Exercise goal: Would you quote the material below from its first line through the line containing "minimum width=311pt, minimum", exactly and with both ends included?

[Figure scripts]
##########
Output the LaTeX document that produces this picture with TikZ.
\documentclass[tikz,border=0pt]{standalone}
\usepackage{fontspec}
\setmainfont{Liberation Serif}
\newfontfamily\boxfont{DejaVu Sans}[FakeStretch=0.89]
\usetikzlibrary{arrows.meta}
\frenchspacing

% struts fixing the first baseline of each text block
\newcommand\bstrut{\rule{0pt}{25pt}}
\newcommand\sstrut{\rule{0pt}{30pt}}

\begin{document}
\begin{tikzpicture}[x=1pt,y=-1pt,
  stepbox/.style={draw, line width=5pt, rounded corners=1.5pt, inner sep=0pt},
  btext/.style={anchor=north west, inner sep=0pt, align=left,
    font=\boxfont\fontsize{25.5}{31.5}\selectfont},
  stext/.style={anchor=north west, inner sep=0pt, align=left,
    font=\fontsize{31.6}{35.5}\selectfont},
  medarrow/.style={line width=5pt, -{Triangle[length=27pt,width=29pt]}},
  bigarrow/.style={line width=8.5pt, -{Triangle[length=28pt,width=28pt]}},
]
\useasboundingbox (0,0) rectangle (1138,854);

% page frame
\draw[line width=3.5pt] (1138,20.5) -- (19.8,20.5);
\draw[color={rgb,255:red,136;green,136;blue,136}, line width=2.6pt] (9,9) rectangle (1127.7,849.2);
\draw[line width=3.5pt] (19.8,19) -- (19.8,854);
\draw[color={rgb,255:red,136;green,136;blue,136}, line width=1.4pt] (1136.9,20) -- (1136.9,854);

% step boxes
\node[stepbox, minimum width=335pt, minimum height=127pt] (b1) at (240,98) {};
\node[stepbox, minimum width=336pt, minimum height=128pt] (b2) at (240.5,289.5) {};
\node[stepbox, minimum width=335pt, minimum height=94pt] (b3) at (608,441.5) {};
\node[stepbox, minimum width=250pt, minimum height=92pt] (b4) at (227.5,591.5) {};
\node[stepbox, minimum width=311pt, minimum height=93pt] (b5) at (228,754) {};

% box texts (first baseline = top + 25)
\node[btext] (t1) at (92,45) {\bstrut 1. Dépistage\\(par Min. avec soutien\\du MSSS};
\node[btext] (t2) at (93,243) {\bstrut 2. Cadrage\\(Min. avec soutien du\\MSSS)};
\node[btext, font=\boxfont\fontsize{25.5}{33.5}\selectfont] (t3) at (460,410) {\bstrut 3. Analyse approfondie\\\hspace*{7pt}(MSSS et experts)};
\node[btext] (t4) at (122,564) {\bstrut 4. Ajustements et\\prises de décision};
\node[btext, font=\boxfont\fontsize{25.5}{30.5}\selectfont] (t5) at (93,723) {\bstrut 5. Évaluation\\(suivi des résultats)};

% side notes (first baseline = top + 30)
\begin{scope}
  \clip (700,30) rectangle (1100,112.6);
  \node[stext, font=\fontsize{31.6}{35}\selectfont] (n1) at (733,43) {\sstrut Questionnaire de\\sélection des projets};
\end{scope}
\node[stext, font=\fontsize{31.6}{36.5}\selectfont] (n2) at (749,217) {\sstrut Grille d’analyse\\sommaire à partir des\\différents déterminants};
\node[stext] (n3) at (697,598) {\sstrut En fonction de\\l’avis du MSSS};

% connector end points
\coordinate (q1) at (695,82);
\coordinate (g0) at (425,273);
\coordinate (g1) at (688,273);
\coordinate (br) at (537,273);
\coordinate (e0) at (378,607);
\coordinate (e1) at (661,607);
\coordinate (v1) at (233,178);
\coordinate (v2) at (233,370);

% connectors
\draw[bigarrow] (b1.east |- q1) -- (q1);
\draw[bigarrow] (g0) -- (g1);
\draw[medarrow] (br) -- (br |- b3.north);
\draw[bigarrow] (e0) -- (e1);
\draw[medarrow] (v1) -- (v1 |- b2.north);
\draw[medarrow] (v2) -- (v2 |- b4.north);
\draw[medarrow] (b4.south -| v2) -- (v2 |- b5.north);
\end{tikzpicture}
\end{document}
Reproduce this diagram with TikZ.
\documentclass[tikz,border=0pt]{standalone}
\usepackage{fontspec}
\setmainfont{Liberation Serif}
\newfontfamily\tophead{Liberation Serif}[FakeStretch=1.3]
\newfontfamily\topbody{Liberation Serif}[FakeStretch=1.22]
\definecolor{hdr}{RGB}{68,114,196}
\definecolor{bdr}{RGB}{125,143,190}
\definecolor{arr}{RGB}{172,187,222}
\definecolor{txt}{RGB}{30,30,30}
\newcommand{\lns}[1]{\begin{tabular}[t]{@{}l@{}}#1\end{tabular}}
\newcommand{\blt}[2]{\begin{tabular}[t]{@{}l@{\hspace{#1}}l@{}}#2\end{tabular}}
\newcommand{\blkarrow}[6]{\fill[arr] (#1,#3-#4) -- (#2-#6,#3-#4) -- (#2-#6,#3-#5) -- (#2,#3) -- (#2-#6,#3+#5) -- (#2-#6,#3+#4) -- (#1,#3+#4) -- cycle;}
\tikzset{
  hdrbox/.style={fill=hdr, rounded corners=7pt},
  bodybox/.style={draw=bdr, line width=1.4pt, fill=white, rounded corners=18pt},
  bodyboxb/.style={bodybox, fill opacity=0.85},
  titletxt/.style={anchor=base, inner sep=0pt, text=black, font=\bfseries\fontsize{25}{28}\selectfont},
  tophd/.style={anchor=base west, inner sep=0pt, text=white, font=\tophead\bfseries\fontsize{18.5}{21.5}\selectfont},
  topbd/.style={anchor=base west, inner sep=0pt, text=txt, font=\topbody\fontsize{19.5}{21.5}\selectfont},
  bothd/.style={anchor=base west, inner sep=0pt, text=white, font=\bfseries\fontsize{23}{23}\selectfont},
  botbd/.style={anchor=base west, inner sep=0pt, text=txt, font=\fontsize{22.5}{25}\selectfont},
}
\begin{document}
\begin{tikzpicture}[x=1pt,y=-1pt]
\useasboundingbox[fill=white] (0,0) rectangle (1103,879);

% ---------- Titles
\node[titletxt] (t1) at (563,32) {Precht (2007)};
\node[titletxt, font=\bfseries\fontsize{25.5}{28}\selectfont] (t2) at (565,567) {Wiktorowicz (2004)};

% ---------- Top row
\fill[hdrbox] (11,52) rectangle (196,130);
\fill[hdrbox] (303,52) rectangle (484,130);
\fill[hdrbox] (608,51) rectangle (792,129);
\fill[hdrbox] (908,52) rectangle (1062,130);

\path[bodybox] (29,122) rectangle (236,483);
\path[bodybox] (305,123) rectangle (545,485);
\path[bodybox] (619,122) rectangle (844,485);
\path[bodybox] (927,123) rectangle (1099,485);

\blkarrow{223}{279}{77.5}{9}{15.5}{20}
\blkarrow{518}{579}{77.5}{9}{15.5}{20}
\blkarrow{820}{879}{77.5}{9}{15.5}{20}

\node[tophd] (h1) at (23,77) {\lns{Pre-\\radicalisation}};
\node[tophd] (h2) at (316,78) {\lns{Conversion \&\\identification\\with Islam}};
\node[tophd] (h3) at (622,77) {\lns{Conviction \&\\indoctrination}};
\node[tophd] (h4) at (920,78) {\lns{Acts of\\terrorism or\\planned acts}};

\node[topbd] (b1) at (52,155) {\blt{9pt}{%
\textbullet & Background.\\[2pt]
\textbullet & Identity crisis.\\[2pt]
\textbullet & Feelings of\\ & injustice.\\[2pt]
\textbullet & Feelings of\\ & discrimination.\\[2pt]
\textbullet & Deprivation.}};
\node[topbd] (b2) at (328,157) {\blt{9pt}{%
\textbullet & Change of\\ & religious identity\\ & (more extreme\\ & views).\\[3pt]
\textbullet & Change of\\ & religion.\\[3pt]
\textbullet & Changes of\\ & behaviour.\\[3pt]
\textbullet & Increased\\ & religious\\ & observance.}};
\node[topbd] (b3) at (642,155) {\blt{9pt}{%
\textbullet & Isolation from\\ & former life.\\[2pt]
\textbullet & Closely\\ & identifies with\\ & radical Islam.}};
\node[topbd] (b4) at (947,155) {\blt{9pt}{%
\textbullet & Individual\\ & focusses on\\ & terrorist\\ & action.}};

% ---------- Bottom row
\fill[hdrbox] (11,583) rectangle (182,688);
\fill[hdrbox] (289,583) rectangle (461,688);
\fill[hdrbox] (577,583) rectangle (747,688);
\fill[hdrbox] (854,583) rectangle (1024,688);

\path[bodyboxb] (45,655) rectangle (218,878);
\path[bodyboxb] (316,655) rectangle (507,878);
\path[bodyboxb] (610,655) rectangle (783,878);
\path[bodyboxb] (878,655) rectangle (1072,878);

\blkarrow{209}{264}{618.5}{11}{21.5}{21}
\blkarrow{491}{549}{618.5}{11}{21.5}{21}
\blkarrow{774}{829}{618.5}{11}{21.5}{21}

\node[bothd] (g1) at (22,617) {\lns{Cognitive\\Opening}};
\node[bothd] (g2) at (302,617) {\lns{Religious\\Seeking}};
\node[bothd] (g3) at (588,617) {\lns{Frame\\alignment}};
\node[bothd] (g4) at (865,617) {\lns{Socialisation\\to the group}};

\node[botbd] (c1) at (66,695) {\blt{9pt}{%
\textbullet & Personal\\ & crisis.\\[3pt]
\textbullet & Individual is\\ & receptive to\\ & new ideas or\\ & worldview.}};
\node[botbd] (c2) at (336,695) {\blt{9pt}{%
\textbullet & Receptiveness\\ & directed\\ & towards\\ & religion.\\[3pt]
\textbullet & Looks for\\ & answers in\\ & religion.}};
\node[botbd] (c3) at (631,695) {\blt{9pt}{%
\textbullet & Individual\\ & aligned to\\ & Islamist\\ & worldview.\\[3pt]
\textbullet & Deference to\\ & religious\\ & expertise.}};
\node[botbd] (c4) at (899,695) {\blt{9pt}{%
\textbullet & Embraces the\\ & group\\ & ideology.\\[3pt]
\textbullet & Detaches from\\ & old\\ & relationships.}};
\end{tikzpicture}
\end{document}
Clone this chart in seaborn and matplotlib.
##########
Result of the task:
Output the LaTeX document that produces this picture with TikZ.
\documentclass[tikz,border=0pt]{standalone}
\usepackage{fontspec}
\setmainfont{Liberation Serif}
\newfontfamily\boxfont{DejaVu Sans}[FakeStretch=0.89]
\usetikzlibrary{arrows.meta}
\frenchspacing

% struts fixing the first baseline of each text block
\newcommand\bstrut{\rule{0pt}{25pt}}
\newcommand\sstrut{\rule{0pt}{30pt}}

\begin{document}
\begin{tikzpicture}[x=1pt,y=-1pt,
  stepbox/.style={draw, line width=5pt, rounded corners=1.5pt, inner sep=0pt},
  btext/.style={anchor=north west, inner sep=0pt, align=left,
    font=\boxfont\fontsize{25.5}{31.5}\selectfont},
  stext/.style={anchor=north west, inner sep=0pt, align=left,
    font=\fontsize{31.6}{35.5}\selectfont},
  medarrow/.style={line width=5pt, -{Triangle[length=27pt,width=29pt]}},
  bigarrow/.style={line width=8.5pt, -{Triangle[length=28pt,width=28pt]}},
]
\useasboundingbox (0,0) rectangle (1138,854);

% page frame
\draw[line width=3.5pt] (1138,20.5) -- (19.8,20.5);
\draw[color={rgb,255:red,136;green,136;blue,136}, line width=2.6pt] (9,9) rectangle (1127.7,849.2);
\draw[line width=3.5pt] (19.8,19) -- (19.8,854);
\draw[color={rgb,255:red,136;green,136;blue,136}, line width=1.4pt] (1136.9,20) -- (1136.9,854);

% step boxes
\node[stepbox, minimum width=335pt, minimum height=127pt] (b1) at (240,98) {};
\node[stepbox, minimum width=336pt, minimum height=128pt] (b2) at (240.5,289.5) {};
\node[stepbox, minimum width=335pt, minimum height=94pt] (b3) at (608,441.5) {};
\node[stepbox, minimum width=250pt, minimum height=92pt] (b4) at (227.5,591.5) {};
\node[stepbox, minimum width=311pt, minimum height=93pt] (b5) at (228,754) {};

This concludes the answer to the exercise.